## [Supplied material]

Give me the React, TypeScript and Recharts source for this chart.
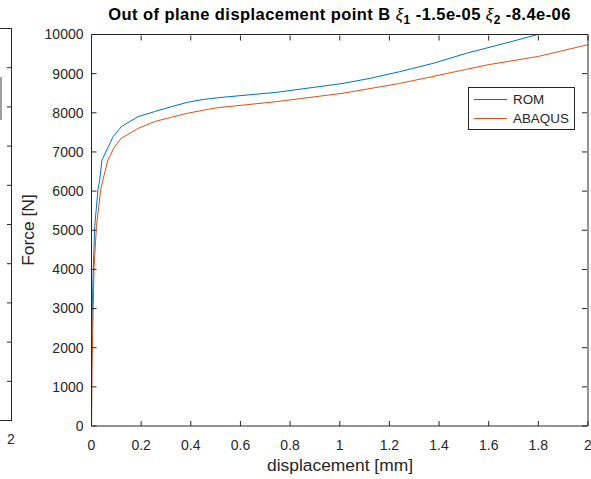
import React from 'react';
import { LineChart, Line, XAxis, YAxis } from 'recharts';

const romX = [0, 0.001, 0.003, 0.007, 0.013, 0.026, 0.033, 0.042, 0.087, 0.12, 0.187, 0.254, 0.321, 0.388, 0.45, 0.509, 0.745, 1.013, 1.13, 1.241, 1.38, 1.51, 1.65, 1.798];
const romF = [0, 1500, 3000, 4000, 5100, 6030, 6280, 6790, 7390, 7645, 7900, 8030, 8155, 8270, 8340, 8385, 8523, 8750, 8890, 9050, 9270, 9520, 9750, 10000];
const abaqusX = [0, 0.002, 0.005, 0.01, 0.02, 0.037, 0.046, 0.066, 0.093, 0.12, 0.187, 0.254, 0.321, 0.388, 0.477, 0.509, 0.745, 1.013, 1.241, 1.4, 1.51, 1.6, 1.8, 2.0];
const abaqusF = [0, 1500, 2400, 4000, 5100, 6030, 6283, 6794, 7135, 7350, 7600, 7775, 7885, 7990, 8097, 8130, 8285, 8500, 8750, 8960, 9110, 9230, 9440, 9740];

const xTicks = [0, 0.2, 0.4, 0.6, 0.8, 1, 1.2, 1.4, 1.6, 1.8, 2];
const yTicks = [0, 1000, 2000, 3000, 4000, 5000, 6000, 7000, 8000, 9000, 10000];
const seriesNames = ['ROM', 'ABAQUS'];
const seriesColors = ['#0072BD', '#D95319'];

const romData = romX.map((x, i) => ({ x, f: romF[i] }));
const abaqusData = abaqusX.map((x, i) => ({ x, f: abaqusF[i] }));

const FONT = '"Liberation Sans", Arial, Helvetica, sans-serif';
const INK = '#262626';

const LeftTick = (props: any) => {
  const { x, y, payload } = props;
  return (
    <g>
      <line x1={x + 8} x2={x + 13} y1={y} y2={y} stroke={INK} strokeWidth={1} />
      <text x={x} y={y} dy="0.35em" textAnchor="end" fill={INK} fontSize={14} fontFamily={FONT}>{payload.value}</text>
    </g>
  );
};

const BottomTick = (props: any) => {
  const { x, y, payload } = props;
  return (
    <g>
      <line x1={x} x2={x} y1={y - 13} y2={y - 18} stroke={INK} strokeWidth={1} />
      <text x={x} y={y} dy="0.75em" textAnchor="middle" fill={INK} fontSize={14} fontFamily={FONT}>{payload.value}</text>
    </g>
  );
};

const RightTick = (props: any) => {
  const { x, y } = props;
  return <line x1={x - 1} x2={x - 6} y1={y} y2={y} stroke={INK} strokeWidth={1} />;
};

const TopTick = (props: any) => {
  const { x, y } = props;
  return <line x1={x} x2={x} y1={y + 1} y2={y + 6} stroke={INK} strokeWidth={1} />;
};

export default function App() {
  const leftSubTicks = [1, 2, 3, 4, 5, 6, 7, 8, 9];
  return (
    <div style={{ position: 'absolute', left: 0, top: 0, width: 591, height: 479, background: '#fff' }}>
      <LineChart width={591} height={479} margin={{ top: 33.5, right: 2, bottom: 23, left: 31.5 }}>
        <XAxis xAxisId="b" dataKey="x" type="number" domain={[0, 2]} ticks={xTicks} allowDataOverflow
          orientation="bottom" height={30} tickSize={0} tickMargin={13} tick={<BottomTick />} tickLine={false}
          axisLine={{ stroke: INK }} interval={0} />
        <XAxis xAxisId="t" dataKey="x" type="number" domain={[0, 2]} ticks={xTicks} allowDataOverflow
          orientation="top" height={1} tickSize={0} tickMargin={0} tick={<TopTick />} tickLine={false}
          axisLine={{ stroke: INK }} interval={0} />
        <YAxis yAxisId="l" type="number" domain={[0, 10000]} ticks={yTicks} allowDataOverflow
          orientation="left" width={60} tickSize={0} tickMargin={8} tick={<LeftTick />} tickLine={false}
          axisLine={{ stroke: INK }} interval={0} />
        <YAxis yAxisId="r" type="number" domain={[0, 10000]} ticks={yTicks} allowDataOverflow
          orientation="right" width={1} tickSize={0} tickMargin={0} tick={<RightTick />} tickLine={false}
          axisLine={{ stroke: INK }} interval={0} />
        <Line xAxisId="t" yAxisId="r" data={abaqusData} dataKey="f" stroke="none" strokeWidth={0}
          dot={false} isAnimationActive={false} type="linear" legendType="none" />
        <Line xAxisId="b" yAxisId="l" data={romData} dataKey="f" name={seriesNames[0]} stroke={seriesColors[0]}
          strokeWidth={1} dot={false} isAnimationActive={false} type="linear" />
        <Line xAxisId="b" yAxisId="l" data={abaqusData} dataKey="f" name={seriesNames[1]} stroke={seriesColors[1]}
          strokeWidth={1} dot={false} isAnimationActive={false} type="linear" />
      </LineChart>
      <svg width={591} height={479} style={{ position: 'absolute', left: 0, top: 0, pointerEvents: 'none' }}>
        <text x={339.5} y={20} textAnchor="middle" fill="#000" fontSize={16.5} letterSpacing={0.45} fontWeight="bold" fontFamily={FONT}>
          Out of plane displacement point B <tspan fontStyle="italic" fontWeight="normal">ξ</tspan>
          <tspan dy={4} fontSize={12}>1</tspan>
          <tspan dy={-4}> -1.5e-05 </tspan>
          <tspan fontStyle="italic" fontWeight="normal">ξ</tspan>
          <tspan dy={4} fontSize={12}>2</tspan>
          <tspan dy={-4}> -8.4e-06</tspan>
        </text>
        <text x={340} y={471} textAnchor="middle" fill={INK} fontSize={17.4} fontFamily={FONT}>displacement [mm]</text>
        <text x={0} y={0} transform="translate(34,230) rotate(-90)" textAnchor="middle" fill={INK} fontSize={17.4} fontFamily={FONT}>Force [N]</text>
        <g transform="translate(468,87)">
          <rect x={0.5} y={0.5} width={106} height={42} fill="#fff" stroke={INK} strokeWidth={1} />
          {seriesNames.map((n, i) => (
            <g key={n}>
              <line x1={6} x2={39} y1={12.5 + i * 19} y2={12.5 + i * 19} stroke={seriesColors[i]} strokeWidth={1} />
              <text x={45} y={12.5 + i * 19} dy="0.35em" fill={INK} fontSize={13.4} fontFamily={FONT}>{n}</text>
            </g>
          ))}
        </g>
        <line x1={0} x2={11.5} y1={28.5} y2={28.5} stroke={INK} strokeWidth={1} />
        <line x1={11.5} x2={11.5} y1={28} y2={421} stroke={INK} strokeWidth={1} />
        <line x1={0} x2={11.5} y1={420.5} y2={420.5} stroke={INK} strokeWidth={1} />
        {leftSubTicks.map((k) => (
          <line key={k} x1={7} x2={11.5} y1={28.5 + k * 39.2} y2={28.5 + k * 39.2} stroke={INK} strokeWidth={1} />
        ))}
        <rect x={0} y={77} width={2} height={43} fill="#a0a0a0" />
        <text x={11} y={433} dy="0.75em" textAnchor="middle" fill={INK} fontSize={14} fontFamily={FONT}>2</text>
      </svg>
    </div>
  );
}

## [Stated exercise]
Transcribe exactly, with no pictures, the lines running from the first line of the material through the line holding "Line, XAxis, YAxis".

## [Output of the exercise]
Give me the React, TypeScript and Recharts source for this chart.
import React from 'react';
import { LineChart, Line, XAxis, YAxis } from 'recharts';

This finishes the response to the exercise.